Pero el kirchnerismo
había construido una visión tan binaria, tan maniquea, de la violencia política
en los años 70 que no soportaba ningún corrimiento de su teoría de ángeles y
demonios.
Por ejemplo, Videla
afirmó que los jefes militares llegaron al golpe de hace 40 años convencidos de
que "7000 u 8000 personas debían
morir para ganar la guerra contra las subversión". Una verdadera
matanza. Sin embargo, Cristina Kirchner, sus partidarios y las organizaciones
de derechos humanos no podían admitir públicamente un número inferior a los
30.000 detenidos desaparecidos. Todos ellos saben que ese número es falso, pero
lo han transformado en una bandera política que no se atreven a arriar porque
temen que también se vengan abajo otros tramos del relato.
Además, la admisión
de Videla de que la dictadura apeló a las desapariciones para evitar que la
gente supiera qué estaba sucediendo y "no
provocar protestas" liberaba a los ciudadanos de la culpa que muchos
podían sentir por no haber reaccionado a tiempo frente a tanto salvajismo. El
kirchnerismo, con el desparpajo que lo caracteriza, solía utilizar esa "mala conciencia" con fines
extorsivos o de castigo, como cuando fue derrotado en las elecciones
legislativas de 2009 y sus voceros salieron a acusar a las clases medias de
haber respaldado la represión ilegal.
De acuerdo con el
kirchnerismo, la reconstrucción de los años 70 debe hacerse sólo con los
relatos de las víctimas de la dictadura y de sus parientes, amigos y compañeros
o camaradas políticos. El objetivo es la memoria, con su frecuente ilusión
maniquea de la división entre buenos y malos, pero no la historia, que busca la
verdad, como explica el semiólogo, filósofo e historiador búlgaro-francés
Tzvetan Todorov.
Por ese motivo, no
pueden admitir la más mínima mención a la violencia de las guerrillas, en
especial los secuestros, las bombas y los asesinatos previos al golpe de Estado
de hace 40 años, que contribuyeron a que muchos argentinos recibieran con
alivio a los militares. Más aún: los insurgentes -que no defendían la
democracia ni los derechos humanos- también jugaron al golpe de Videla y
compañía, como lo prueban documentos de la época.
En un libro sobre el
pasado, el contexto es ineludible. Marx dice en El dieciocho brumario de Luis
Bonaparte que un golpe de Estado no puede ser considerado como "un rayo caído desde un cielo
sereno". Hay que analizar también el cielo, es decir, las
circunstancias y condiciones en las que los hombres hacen su propia historia.
En el poder, el
kirchnerismo recortaba del contexto sólo lo que le convenía según sus peleas
del momento. Una visión de corto plazo que logró cooptar a tantos dirigentes de
los derechos humanos.
Durante esos años,
vivimos el tiempo de la memoria. Deberíamos pasar al tiempo de la historia.

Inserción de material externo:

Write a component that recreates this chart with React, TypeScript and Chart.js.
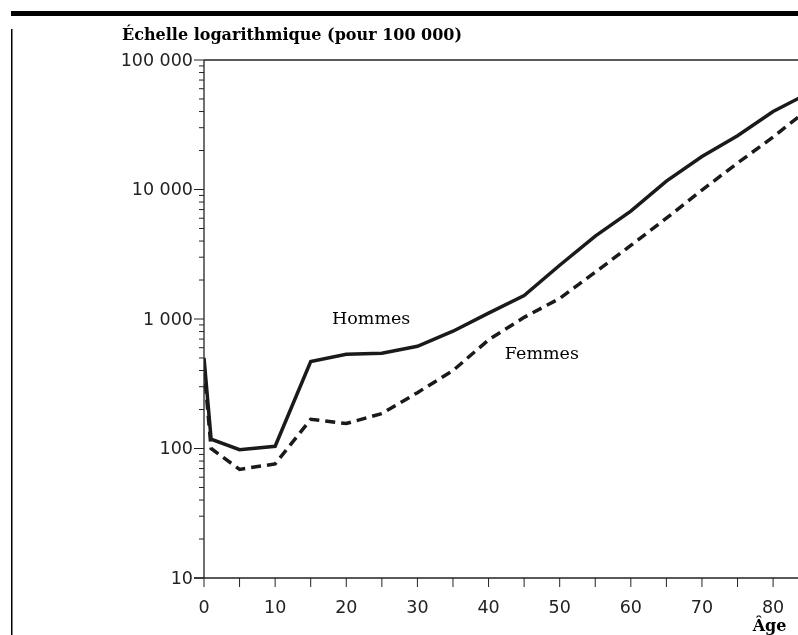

Mientras la memoria refleja las vivencias de un grupo y puede favorecer sus
intereses particulares, la historia interpela a los diversos grupos que forman
parte de la sociedad.
La historia -también
el periodismo que investiga el pasado reciente- intenta establecer los hechos
con precisión. Mantiene una relación de tensión con el poder político de turno
pero es la única manera que se conoce de digerir bien un pasado tan doloroso.